WHAT NEEDS TO BE DONE.
Starting at the first line of the data, print each line verbatim up to and including the line bearing "from bokeh.resources import INLINE", omitting pictures.

DATA LINES.
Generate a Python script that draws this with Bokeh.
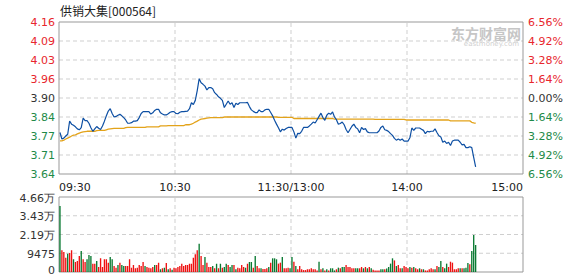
import numpy as np
from bokeh.plotting import figure
from bokeh.models import Range1d
from bokeh.core.properties import value
from bokeh.embed import file_html
from bokeh.resources import INLINE

# ---------------- data ----------------
title_text = "供销大集[000564]"
watermark_cn = "东方财富网"
watermark_en = "eastmoney.com"
prev_close = 3.90
pct_step = 1.64            # percent per grid step
time_labels = ["09:30", "10:30", "11:30/13:00", "14:00", "15:00"]
time_ticks = [0, 60, 120, 180, 240]
vol_max = 46600
vol_tick_labels = ["0", "9475", "2.19万", "3.43万", "4.66万"]

price = [
    3.784, 3.762, 3.765, 3.772, 3.778, 3.822, 3.812, 3.808, 3.803, 3.796,
    3.793, 3.800, 3.832, 3.824, 3.824, 3.815, 3.800, 3.788, 3.796, 3.804,
    3.798, 3.794, 3.806, 3.822, 3.840, 3.856, 3.864, 3.848, 3.836, 3.838,
    3.842, 3.845, 3.840, 3.834, 3.826, 3.815, 3.815, 3.817, 3.822, 3.822,
    3.824, 3.834, 3.848, 3.854, 3.854, 3.854, 3.854, 3.846, 3.850, 3.858,
    3.862, 3.862, 3.850, 3.846, 3.843, 3.843,
    3.847, 3.852, 3.854, 3.854, 3.848, 3.847, 3.852, 3.854, 3.854, 3.855,
    3.856, 3.864, 3.884, 3.878, 3.892, 3.925, 3.965, 3.951, 3.946, 3.940,
    3.927, 3.935, 3.935, 3.931, 3.918, 3.912, 3.904, 3.899, 3.892, 3.868,
    3.879, 3.890, 3.879, 3.884, 3.868, 3.882, 3.878, 3.884, 3.884, 3.884,
    3.884, 3.885, 3.871, 3.860, 3.855, 3.851, 3.851, 3.860, 3.854, 3.854,
    3.860, 3.862, 3.862, 3.851, 3.840, 3.825,
    3.812, 3.800, 3.786, 3.795, 3.792, 3.797, 3.801, 3.801, 3.801, 3.786,
    3.765, 3.781, 3.780, 3.788, 3.801, 3.801, 3.801, 3.806, 3.812, 3.819,
    3.816, 3.827, 3.838, 3.849, 3.834, 3.825, 3.842, 3.849, 3.845, 3.853,
    3.836, 3.827, 3.812, 3.814, 3.819, 3.810, 3.794, 3.783, 3.794, 3.805,
    3.812, 3.801, 3.796, 3.783, 3.801, 3.794, 3.797, 3.786, 3.783, 3.783,
    3.783, 3.783, 3.783, 3.789, 3.801, 3.806,
    3.793, 3.791, 3.787, 3.780, 3.774, 3.764, 3.758, 3.762, 3.758, 3.762,
    3.755, 3.755, 3.755, 3.766, 3.799, 3.791, 3.799, 3.799, 3.799, 3.795,
    3.791, 3.780, 3.788, 3.786, 3.788, 3.788, 3.796, 3.784, 3.773, 3.769,
    3.751, 3.755, 3.747, 3.751, 3.740, 3.755, 3.758, 3.758, 3.758, 3.751,
    3.742, 3.744, 3.733, 3.733, 3.736, 3.733, 3.700, 3.668,
]

avg_price = [
    3.756, 3.756, 3.758, 3.762, 3.765, 3.768, 3.772, 3.775, 3.776, 3.779,
    3.782, 3.784, 3.786, 3.787, 3.788, 3.788, 3.788, 3.788, 3.788, 3.790,
    3.791, 3.791, 3.791, 3.791, 3.793, 3.795, 3.796, 3.797, 3.798, 3.798,
    3.798, 3.798, 3.798, 3.798, 3.800, 3.801, 3.801, 3.801, 3.801, 3.801,
    3.801, 3.801, 3.801, 3.801, 3.801, 3.803, 3.803, 3.803, 3.803, 3.803,
    3.803, 3.803, 3.806, 3.806, 3.806, 3.806, 3.807, 3.807, 3.807, 3.807,
    3.807, 3.807, 3.807, 3.807, 3.807, 3.810, 3.810, 3.810, 3.812, 3.815,
    3.819, 3.822, 3.826, 3.829, 3.830, 3.831, 3.832, 3.833, 3.834, 3.834,
    3.834, 3.834, 3.834, 3.834, 3.834, 3.836, 3.836, 3.836, 3.836, 3.836,
    3.836, 3.836, 3.836, 3.836, 3.836, 3.836, 3.836, 3.836, 3.836, 3.836,
    3.836, 3.836, 3.836, 3.836, 3.836, 3.836, 3.836, 3.836, 3.836, 3.836,
    3.836, 3.836, 3.836, 3.835, 3.835, 3.835, 3.835, 3.835, 3.835, 3.835,
    3.835, 3.831, 3.831, 3.831, 3.831, 3.831, 3.831, 3.831, 3.831, 3.831,
    3.831, 3.831, 3.831, 3.831, 3.831, 3.831, 3.831, 3.831, 3.831, 3.831,
    3.831, 3.831, 3.829, 3.829, 3.829, 3.829, 3.829, 3.829, 3.829, 3.829,
    3.829, 3.829, 3.829, 3.829, 3.829, 3.829, 3.829, 3.829, 3.829, 3.829,
    3.829, 3.829, 3.829, 3.828, 3.828, 3.828, 3.828, 3.828, 3.828, 3.828,
    3.828, 3.828, 3.828, 3.828, 3.828, 3.828, 3.828, 3.828, 3.828, 3.826,
    3.826, 3.826, 3.826, 3.826, 3.826, 3.826, 3.826, 3.826, 3.826, 3.826,
    3.826, 3.826, 3.826, 3.826, 3.826, 3.826, 3.826, 3.826, 3.826, 3.826,
    3.826, 3.826, 3.823, 3.823, 3.823, 3.823, 3.823, 3.823, 3.823, 3.823,
    3.823, 3.823, 3.823, 3.818, 3.816, 3.815,
]

volume = [
    41000, 13450, 12400, 8900, 11400, 11800, 13450, 7900, 6200, 6800,
    9900, 13000, 7900, 6200, 7900, 10500, 9900, 5200, 5200, 6800,
    3100, 8500, 3100, 7900, 7900, 5800, 9300, 7900, 3700, 2700,
    4300, 5800, 4300, 3700, 3700, 3700, 7900, 2700, 4300, 2300,
    2700, 4300, 3700, 6200, 3700, 3100, 2700, 2300, 3100, 4300,
    4300, 5800, 1700, 2300, 2700, 5600, 1700, 2300, 1400, 2700,
    2300, 3100, 3700, 5200, 3700, 4300, 4300, 5200, 5200, 8900,
    11000, 13450, 17600, 9900, 4300, 9300, 5800, 3100, 3100, 3700,
    2300, 5200, 2300, 5200, 2700, 3100, 5200, 4300, 3100, 4300,
    4300, 1700, 2700, 2300, 4300, 3100, 2700, 5200, 6200, 6200,
    2700, 9900, 3700, 2300, 2300, 1900, 1900, 2300, 3100, 5800,
    8500, 8500, 7900, 5200, 5800, 9300, 2300, 2300, 2700, 2300,
    9300, 6400, 3700, 1700, 3700, 1700, 1200, 1200, 1700, 1700,
    2300, 1700, 1700, 1000, 6400, 1700, 2300, 1000, 1700, 1000,
    2300, 2300, 1000, 1700, 2700, 2300, 3100, 3100, 4300, 3100,
    3100, 2300, 2300, 2300, 2300, 2300, 3100, 2300, 3100, 2300,
    3100, 2300, 1400, 1000, 1000, 1000, 1700, 1700, 1700, 2100,
    3100, 5200, 8500, 7200, 3700, 4300, 2300, 2300, 3700, 3100,
    2300, 3100, 2700, 3100, 2300, 1700, 2300, 1700, 1700, 1000,
    1000, 1700, 2300, 1700, 1700, 3700, 3100, 6800, 3100, 2300,
    5200, 3100, 6400, 5800, 1700, 1700, 2300, 2300, 2300, 2300,
    2700, 5600, 4800, 13000, 23000, 16800,
]

# R = up minute (red bar), G = down minute (green bar)
bar_dir = (
    "GRRRGRRGRR" "RGRRGGGRRG" "RRRRRRGGRR" "GRGGRRRRRR" "RRRRGRRRRG" "RRGRGRGRGR"
    "RRRRRRRRRR" "RRGRRGRRRG" "RGRGRGGRGG" "RGRRRRGRGG" "RGRRGRRRGR" "GGGRRGRRRG"
    "GRGRRRRRRR" "RRRRGRGRGR" "GGGRGRGGRR" "RRRGGRRGRG" "RGRRRRGGRG" "GGGRGRRGRR"
    "RGRGRRGRGR" "RRRRGRGGRG" "GRRRRRRGRG" "GGRGGG"
)

# ---------------- style / layout ----------------
RED = "#e8262d"
GREEN = "#1e8a48"
DARK = "#333333"
BAR_RED = "#ee1111"
BAR_GREEN = "#0a7a32"
GRID = "#cfcfcf"
FRAME = "#999999"
FONT = "DejaVu Sans"
FS = "11px"

W, H = 578, 276
PL, PR = 58.5, 55.5                 # plot box left / right margins (px)
PRICE_TOP, PRICE_BOT = 21.5, 173.5  # price box top / bottom (px from top)
VOL_TOP, VOL_BOT = 196.5, 271.5     # volume box top / bottom (px from top)

# ---------------- derived ----------------
n = len(price)
minutes = np.arange(n) + 0.5
ks = np.arange(-4, 5)
price_ticks = [float(v) for v in prev_close * (1 + ks * pct_step / 100.0)]
lo, hi = price_ticks[0], price_ticks[-1]
left_labels = [f"{v:.2f}" for v in price_ticks]
right_labels = [f"{abs(k * pct_step):.2f}%" for k in ks]
lab_colors = [RED if k > 0 else (GREEN if k < 0 else DARK) for k in ks]
bar_colors = [BAR_RED if d == "R" else BAR_GREEN for d in bar_dir]
vol_ticks = [vol_max * i / 4.0 for i in range(5)]

T0, T_END = time_ticks[0], time_ticks[-1]
xpp = (W - PL - PR) / (T_END - T0)
ypp_p = (PRICE_BOT - PRICE_TOP) / (hi - lo)
ypp_v = (VOL_BOT - VOL_TOP) / vol_max

p = figure(width=W, height=H,
           x_range=Range1d(T0 - PL / xpp, T_END + PR / xpp),
           y_range=Range1d(lo - (H - PRICE_BOT) / ypp_p, hi + PRICE_TOP / ypp_p),
           output_backend="svg", toolbar_location=None,
           min_border=0, min_border_left=0, min_border_right=0,
           min_border_top=0, min_border_bottom=0)
p.extra_y_ranges = {"vol": Range1d(-(H - VOL_BOT) / ypp_v, vol_max + VOL_TOP / ypp_v)}
p.xaxis.visible = False
p.yaxis.visible = False
p.xgrid.visible = False
p.ygrid.visible = False
p.outline_line_color = None
p.background_fill_color = "white"
p.border_fill_color = "white"


def grid_and_box(y0, y1, yticks, rn):
    inner = yticks[1:-1]
    p.segment(x0=[T0] * len(inner), y0=inner, x1=[T_END] * len(inner), y1=inner,
              line_color=GRID, line_dash="4 3", line_width=1, y_range_name=rn)
    vt = time_ticks[1:-1]
    p.segment(x0=vt, y0=[y0] * len(vt), x1=vt, y1=[y1] * len(vt),
              line_color=GRID, line_dash="4 3", line_width=1, y_range_name=rn)
    p.quad(left=[T0], right=[T_END], bottom=[y0], top=[y1],
           fill_color=None, line_color=FRAME, line_width=1, y_range_name=rn)


# ---------------- price panel ----------------
p.text(x=[T_END], y=[hi], text=[watermark_cn], x_offset=-2, y_offset=1,
       text_align="right", text_baseline="top", text_color="#c6c6c6",
       text_font=value("Noto Sans CJK SC"), text_font_style="bold", text_font_size="14px")
p.text(x=[T_END], y=[hi], text=[watermark_en], x_offset=-4, y_offset=18,
       text_align="right", text_baseline="top", text_color="#cfcfcf",
       text_font=value(FONT), text_font_size="7px")

grid_and_box(lo, hi, price_ticks, "default")

p.line(minutes, avg_price, line_color="#e3a31a", line_width=1.3)
p.line(minutes, price, line_color="#0d4fa3", line_width=1.2)

p.text(x=[T0] * len(ks), y=price_ticks, text=left_labels, text_color=lab_colors,
       x_offset=-4, text_align="right", text_baseline="middle",
       text_font=value(FONT), text_font_size=FS)
p.text(x=[T_END] * len(ks), y=price_ticks, text=right_labels, text_color=lab_colors,
       x_offset=5, text_align="left", text_baseline="middle",
       text_font=value(FONT), text_font_size=FS)

# time labels: first left-aligned, last right-aligned, rest centred
p.text(x=time_ticks[:1], y=[lo], text=time_labels[:1], y_offset=13,
       text_align="left", text_baseline="middle", text_color="#222222",
       text_font=value(FONT), text_font_size=FS)
p.text(x=time_ticks[1:-1], y=[lo] * (len(time_ticks) - 2), text=time_labels[1:-1], y_offset=13,
       text_align="center", text_baseline="middle", text_color="#222222",
       text_font=value(FONT), text_font_size=FS)
p.text(x=time_ticks[-1:], y=[lo], text=time_labels[-1:], y_offset=13,
       text_align="right", text_baseline="middle", text_color="#222222",
       text_font=value(FONT), text_font_size=FS)

p.text(x=[T0], y=[hi], text=[title_text], x_offset=1, y_offset=-12,
       text_align="left", text_baseline="middle", text_color="#222222",
       text_font=value("Noto Sans CJK SC"), text_font_size="12px")

# ---------------- volume panel ----------------
grid_and_box(0, vol_max, vol_ticks, "vol")
p.vbar(x=minutes, top=volume, bottom=0, width=0.7, fill_color=bar_colors,
       line_color=None, y_range_name="vol")
p.text(x=[T0] * (len(vol_ticks) - 1), y=vol_ticks[1:], text=vol_tick_labels[1:], text_color=DARK,
       x_offset=-4, y_offset=1, text_align="right", text_baseline="middle",
       text_font=value(FONT), text_font_size=FS, y_range_name="vol")
p.text(x=[T0], y=vol_ticks[:1], text=vol_tick_labels[:1], text_color=DARK,
       x_offset=-4, y_offset=-2, text_align="right", text_baseline="middle",
       text_font=value(FONT), text_font_size=FS, y_range_name="vol")

open("out.html", "w").write(file_html(p, INLINE))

TASK RESPONSE.
Generate a Python script that draws this with Bokeh.
import numpy as np
from bokeh.plotting import figure
from bokeh.models import Range1d
from bokeh.core.properties import value
from bokeh.embed import file_html
from bokeh.resources import INLINE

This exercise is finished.